How I See San Francisco: Max Gunawan
Max Gunawan is full of bright ideas. As a light artist and entrepreneur, Gunawan founded his company, Lumio, around a simple lamp design that begins as a small book and opens up into an intimate, glowing orb that is both practical and beautiful. Born in Jakarta, Gunawan studied architecture in Connecticut before relocating to San Francisco in 2003. Following a memorable appearance on ABC’s “Shark Tank,” Gunawan’s San Francisco-based company has become a recognizable extension of the city’s aesthetic, which he describes as “marrying the old-school craftsmanship with the latest technology.” Here he shares some of his favorite secret spots in the City by the Bay, including some of his favorite Illuminate SF light art installations.
How did you end up in San Francisco?
I remember getting lost in the city on the first day I visited on vacation, and these two ladies offered for me to jump into their car and take me where I needed to be, and I was like “OK, this is where I want to live.” That was 13 years ago.
Judging by the design of the Lumio lamp, you’re a fan of books.

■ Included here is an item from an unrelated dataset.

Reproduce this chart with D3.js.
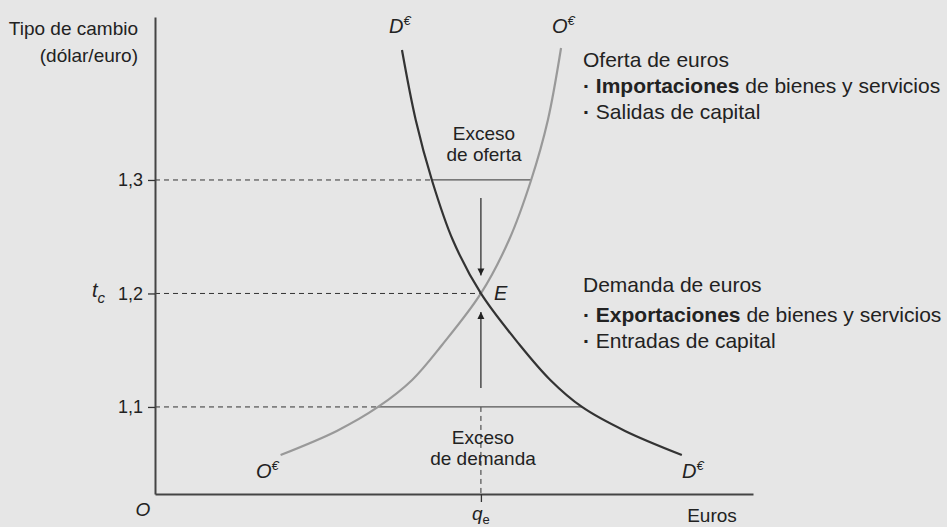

Do you have any favorite bookstores in the city?
I am partial towards architecture and design books. There’s this one excellent bookstore called William Stout Architectural Books in Jackson Square. I know it’s more of a niche bookstore, but that’s my favorite. It’s a San Francisco institution.
Seeing as your background is in architecture, what are your favorite structures in San Francisco?
I love the very underrated Sutro Tower. Not only the tower itself, but the landscape of the hills with the fog rolling in. I know people typically think of the Golden Gate Bridge or Coit Tower, but to me the Sutro Tower is very iconic San Francisco. And it’s not where all the tourists go. Also, the Bay Bridge. Again, I know people typically think of the Golden Gate Bridge, but the recent addition of the light sculpture (The Bay Lights) has made the Bay Bridge one of my favorite places in the city.
When you have a visitor in town who has never been to San Francisco, what are the little corners of the city you’d be most excited to show them?
I love to go running, so if they were a runner I’d take them along the Embarcadero all the way up to the Golden Gate Bridge. Then we’d go to my favorite little restaurant near the Castro called Frances. It’s very refined food but not fussy. Another restaurant I love to visit is Lazy Bear. It’s an open kitchen with communal tables, but with five-star dining. You don’t choose the menu, you just go with it. I think it’s one of the best in the city. It’s very expensive, but you get eight or nine courses and it takes like three hours. Then we’d end up in the Castro Theatre for some campy show or a film festival. Sometimes they play old movies and this organ player rises up out of the stage.